2. journald filtered to gpuaas-metrics-helper.service and
gpuaas-metrics-helper.timer.
3. file for /var/log/gpuaas-node-agent-self-update.log.
4. Optional file glob for future /var/log/gpuaas-node-agent*.log.
Required transforms:
1. Add node_id from GPUAAS_NODE_ID.
2. Add component=node-agent.
3. Add source=journald|self-update-finalizer.
4. Drop or redact known secret fields before egress:
GPUAAS_ENROLLMENT_TOKEN, Authorization, access_token, refresh_token,
private keys, SSH private keys.
Required buffering: 1. Disk buffer enabled. 2. Bounded max size with oldest-drop policy after alerting. 3. Exponential retry to ingest endpoint.
Loki Labels¶
Use low-cardinality labels only:
| Label | Source |
|---|---|
service |
constant gpuaas-node-agent |
node_id |
trusted from mTLS path or collector env, verified by ingest |
region |
control-plane node record lookup, not node-supplied |
cluster |
deployment environment |
component |
node-agent |
source |
journald or self-update-finalizer |
Do not label by task_id, allocation_id, user_id, error string, host path, or
high-cardinality message content. Those remain structured log fields.
Ingest Semantics¶
The ingest endpoint should:
- Require node auth token and node mTLS when
INTERNAL_NODE_MTLS_STRICT=true. - Validate path
node_idmatches the mTLS node identity. - Reject nodes in removed/deleted states.
- Enforce per-node request size and rate limits.
- Stamp trusted labels from the control-plane read model.
- Sanitize log payloads before forwarding.
- Return
202 Acceptedafter durable handoff to collector/gateway, not necessarily after Loki persistence.
Scaling Model¶
Start with API-owned ingest for local-kind/dev-control. For platform-control and production scale:
- Put a stateless log-gateway deployment behind the node-facing ingress.
- Horizontally scale log-gateway on requests/sec and queue depth.
- Use Loki distributor replicas and object-store-backed chunks.
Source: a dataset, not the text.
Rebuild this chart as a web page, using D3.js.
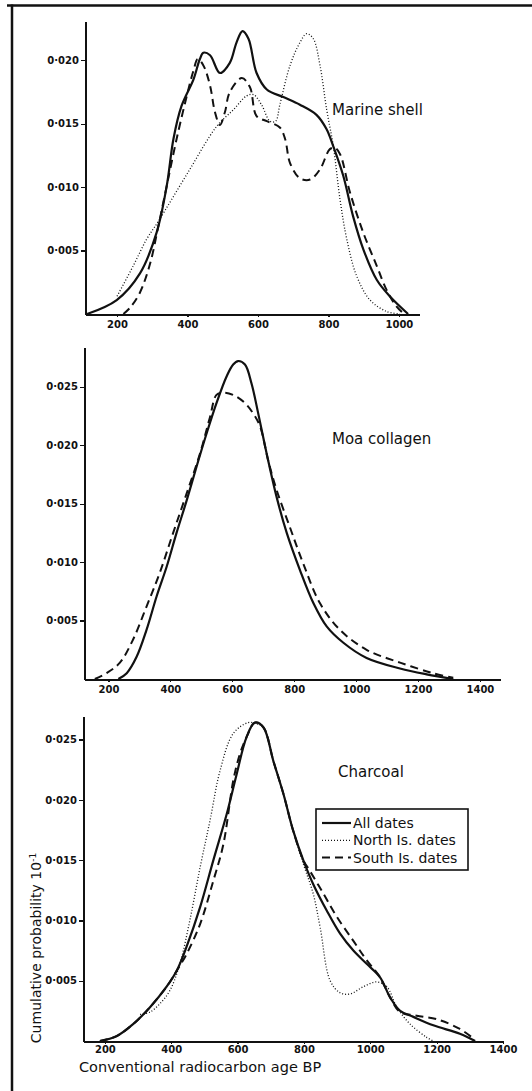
<!DOCTYPE html>
<meta charset="utf-8">
<style>
  body { margin: 0; background: #fff; }
  svg { display: block; }
  .axis path, .axis line { stroke: #111; shape-rendering: crispEdges; }
  .axis path { stroke-width: 2px; }
  .axis line { stroke-width: 1.2px; }
  .axis text { font: bold 10px "DejaVu Sans"; fill: #111; }
  .lbl { font: 14px "DejaVu Sans"; fill: #111; }
  .curve { fill: none; stroke: #111; }
</style>
<svg></svg>
<script src="https://d3js.org/d3.v7.min.js"></script>
<script>

// ---- data ----
var seriesNames = ["All dates", "North Is. dates", "South Is. dates"];
var yTicks = [0.005, 0.010, 0.015, 0.020, 0.025];
var xTicksShell = [200, 400, 600, 800, 1000];
var xTicksWide = [200, 400, 600, 800, 1000, 1200, 1400];

// Marine shell
var shellAll = [[115,0],[199,0.0011],[265,0.0032],[312,0.0064],[341,0.0101],[360,0.0138],[383,0.0164],
  [417,0.0185],[435,0.0201],[445,0.0206],[464,0.0204],[492,0.0190],[520,0.0198],[539,0.0214],[556,0.0223],
  [573,0.0217],[596,0.0190],[625,0.0177],[672,0.0171],[719,0.0165],[766,0.0157],[794,0.0146],[814,0.0132],
  [842,0.0109],[870,0.0077],[899,0.0051],[937,0.0027],[974,0.0014],[1026,0]];
var shellNorth = [[200,0.0014],[246,0.0038],[284,0.0059],[317,0.0073],[400,0.0111],[483,0.0148],[530,0.0161],
  [568,0.0172],[587,0.0173],[610,0.0165],[634,0.0152],[650,0.0152],[662,0.0165],[691,0.0196],[719,0.0214],
  [738,0.0221],[757,0.0217],[776,0.0196],[795,0.0161],[814,0.0132],[833,0.0090],[852,0.0059],[880,0.0030],
  [918,0.0011],[965,0.0002],[1003,0]];
var shellSouth = [[218,0],[237,0.0005],[265,0.0017],[294,0.0040],[317,0.0069],[341,0.0101],[369,0.0138],
  [398,0.0172],[417,0.0192],[429,0.0201],[445,0.0196],[464,0.0180],[478,0.0159],[492,0.0149],[506,0.0159],
  [520,0.0175],[554,0.0186],[577,0.0179],[596,0.0156],[625,0.0152],[662,0.0147],[677,0.0138],[691,0.0119],
  [719,0.0107],[748,0.0106],[776,0.0114],[804,0.0130],[818,0.0131],[833,0.0126],[861,0.0096],[899,0.0064],
  [937,0.0038],[965,0.0019],[993,0.0006],[1015,0]];

// Moa collagen
var moaAll = [[232,0],[259,0.0005],[291,0.0019],[323,0.0042],[356,0.0071],[388,0.0096],[420,0.0125],
  [453,0.0153],[485,0.0182],[517,0.0210],[549,0.0236],[582,0.0259],[603,0.0269],[619,0.0272],[641,0.0269],
  [662,0.0253],[684,0.0227],[711,0.0193],[743,0.0156],[776,0.0125],[819,0.0093],[862,0.0065],[905,0.0045],
  [959,0.0031],[1034,0.0018],[1142,0.0009],[1228,0.0004],[1314,0]];
var moaSouth = [[156,0],[194,0.0005],[237,0.0014],[280,0.0034],[323,0.0062],[366,0.0091],[409,0.0125],
  [453,0.0159],[496,0.0193],[528,0.0224],[549,0.0243],[571,0.0245],[603,0.0243],[641,0.0236],[668,0.0227],
  [690,0.0216],[716,0.0187],[743,0.0162],[786,0.0130],[829,0.0099],[883,0.0065],[948,0.0042],[1034,0.0025],
  [1142,0.0014],[1249,0.0005],[1314,0.0001]];

// Charcoal
var charAll = [[185,0],[235,0.0004],[285,0.0014],[336,0.0028],[386,0.0045],[416,0.0058],[446,0.0078],
  [487,0.0111],[527,0.0150],[567,0.0188],[597,0.0221],[627,0.0252],[652,0.0264],[678,0.0260],[708,0.0232],
  [738,0.0205],[768,0.0174],[798,0.0150],[828,0.0130],[869,0.0108],[909,0.0089],[949,0.0075],[989,0.0064],
  [1029,0.0053],[1060,0.0036],[1090,0.0025],[1130,0.0020],[1190,0.0013],[1270,0.0006],[1316,0]];
var charNorth = [[306,0.0022],[336,0.0024],[366,0.0031],[396,0.0042],[426,0.0064],[456,0.0100],[487,0.0144],
  [517,0.0183],[547,0.0224],[587,0.0255],[632,0.0264],[658,0.0263],[678,0.0260],[708,0.0232],[738,0.0205],
  [768,0.0174],[798,0.0147],[828,0.0122],[849,0.0094],[879,0.0050],[909,0.0040],[939,0.0039],[979,0.0045],
  [1019,0.0049],[1050,0.0045],[1080,0.0028],[1120,0.0014],[1170,0.0003],[1190,0]];
var charSouth = [[185,0],[235,0.0004],[285,0.0014],[336,0.0028],[386,0.0045],[416,0.0058],[446,0.0072],
  [487,0.0097],[527,0.0133],[557,0.0163],[587,0.0216],[607,0.0238],[627,0.0252],[652,0.0264],[678,0.0260],
  [708,0.0232],[738,0.0205],[768,0.0174],[798,0.0150],[818,0.0141],[859,0.0122],[899,0.0103],[949,0.0083],
  [989,0.0067],[1029,0.0053],[1060,0.0036],[1090,0.0024],[1140,0.0021],[1201,0.0018],[1270,0.0010],[1311,0.0002]];

// ---- layout ----
var W = 532, H = 1091;
var svg = d3.select("svg").attr("width", W).attr("height", H);

// frame (top and left rule of the scanned page)
svg.append("line").attr("x1", 7).attr("x2", W).attr("y1", 5.5).attr("y2", 5.5)
  .attr("stroke", "#111").attr("stroke-width", 2.5);
svg.append("line").attr("x1", 12).attr("x2", 12).attr("y1", 4.5).attr("y2", H)
  .attr("stroke", "#111").attr("stroke-width", 2.5);

var styles = {
  all:   { width: 2.2, dash: null },
  north: { width: 1.3, dash: "1,2" },
  south: { width: 2,   dash: "8,5" }
};

var panels = [
  { label: "Marine shell", lx: 332, ly: 115, pad: 4,
    xd: [109, 1057], xr: [85, 419], yd: [0, 0.0231], yr: [314, 21], xt: xTicksShell,
    series: [["all", shellAll], ["north", shellNorth], ["south", shellSouth]] },
  { label: "Moa collagen", lx: 332, ly: 444, pad: 4,
    xd: [121, 1465], xr: [84, 500], yd: [0, 0.0284], yr: [679, 347], xt: xTicksWide,
    series: [["all", moaAll], ["south", moaSouth]] },
  { label: "Charcoal", lx: 338, ly: 777, pad: 2,
    xd: [134, 1397], xr: [83, 502], yd: [0, 0.02695], yr: [1041, 716], xt: xTicksWide,
    series: [["all", charAll], ["north", charNorth], ["south", charSouth]] }
];

var fmt = function(d) { return d3.format(".3f")(d).replace(".", "\u00b7"); };

panels.forEach(function(p) {
  var x = d3.scaleLinear().domain(p.xd).range(p.xr);
  var y = d3.scaleLinear().domain(p.yd).range(p.yr);
  var g = svg.append("g");

  g.append("g").attr("class", "axis")
    .attr("transform", "translate(0," + p.yr[0] + ")")
    .call(d3.axisBottom(x).tickValues(p.xt).tickSize(3).tickSizeOuter(0).tickPadding(p.pad).tickFormat(d3.format("d")));

  g.append("g").attr("class", "axis")
    .attr("transform", "translate(" + p.xr[0] + ",0)")
    .call(d3.axisLeft(y).tickValues(yTicks.filter(function(t) { return t <= p.yd[1]; }))
      .tickSize(4).tickSizeOuter(0).tickPadding(2).tickFormat(fmt));

  var line = d3.line()
    .x(function(d) { return x(d[0]); })
    .y(function(d) { return y(d[1]); })
    .curve(d3.curveCatmullRom.alpha(0.5));

  p.series.forEach(function(s) {
    var st = styles[s[0]];
    g.append("path").attr("class", "curve")
      .attr("d", line(s[1]))
      .attr("stroke-width", st.width)
      .attr("stroke-dasharray", st.dash);
  });

  g.append("text").attr("class", "lbl").attr("x", p.lx).attr("y", p.ly)
    .style("font-size", "15px").text(p.label);
});

// legend
var lg = svg.append("g").attr("transform", "translate(316,809)");
lg.append("rect").attr("width", 152).attr("height", 61)
  .attr("fill", "#fff").attr("stroke", "#111").attr("stroke-width", 1.6);
["all", "north", "south"].forEach(function(k, i) {
  var yy = 14 + i * 17.3;
  lg.append("line").attr("x1", 6).attr("x2", 35).attr("y1", yy).attr("y2", yy)
    .attr("stroke", "#111").attr("stroke-width", styles[k].width).attr("stroke-dasharray", styles[k].dash);
  lg.append("text").attr("class", "lbl").attr("x", 37).attr("y", yy + 5).text(seriesNames[i]);
});

// axis titles
svg.append("text").attr("class", "lbl").attr("x", 79).attr("y", 1072)
  .style("font-size", "14.5px").text("Conventional radiocarbon age BP");

var yt = svg.append("text").attr("class", "lbl")
  .attr("transform", "translate(41,948) rotate(-90)")
  .attr("text-anchor", "middle").style("font-size", "14px");
yt.append("tspan").text("Cumulative probability 10");
yt.append("tspan").attr("baseline-shift", "super").style("font-size", "9px").text("-1");

</script>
- Keep node-local disk buffers large enough for control-plane maintenance windows.
- Alert on gateway 5xx, per-node throttling, dropped collector events, and Loki distributor backpressure.
Rollout Plan¶
- Add node-local Vector config to bootstrap package but keep it disabled by default. Done.
- Add a platform log-gateway in front of Loki when scale or node-auth boundaries require it. Done:
cmd/node-log-gatewayandinfra/k8s/base/core/node-log-gateway.yaml. - Enable in local-kind VM nodes and verify logs for cert recovery, self-update, and task result retry.
- Enable in platform-control nodes with a small disk buffer.
- Add Grafana panels and runbook queries:
- by
node_id - by
correlation_id - by
task_id - by
component=node-agent source=self-update-finalizer - Make collector enablement part of node bootstrap/image once validated. The bootstrap package now carries the disabled-by-default Vector unit/config so MAAS reimages do not lose the collector wiring.
Bootstrap Adjacency: Netdata Edge¶
The node-local nginx Netdata edge is part of the same worker observability baseline, even though it is not a Loki path:
- Netdata is configured as a node-local backend on
127.0.0.1:19998. - nginx exposes the stable platform-proxy target on
0.0.0.0:19999. /gpuaas/telemetry/healthis the node-local health check./gpuaas/telemetry/netdata/redirects to the detected Netdata dashboard version path.
This belongs in bootstrap or the host image, not only in
scripts/ops/gpuaas_netdata_edge_converge.sh, so reimaged nodes do not regress
to direct Netdata exposure or require API-side /v1//v2//v3 route probing.
Open Decisions¶
- Whether the gateway should evolve from bearer-token validation to strict per-node mTLS identity validation before production.
- Whether node-agent should expose a local health signal for collector liveness.
- Retention tier for node-agent logs in platform-control versus production.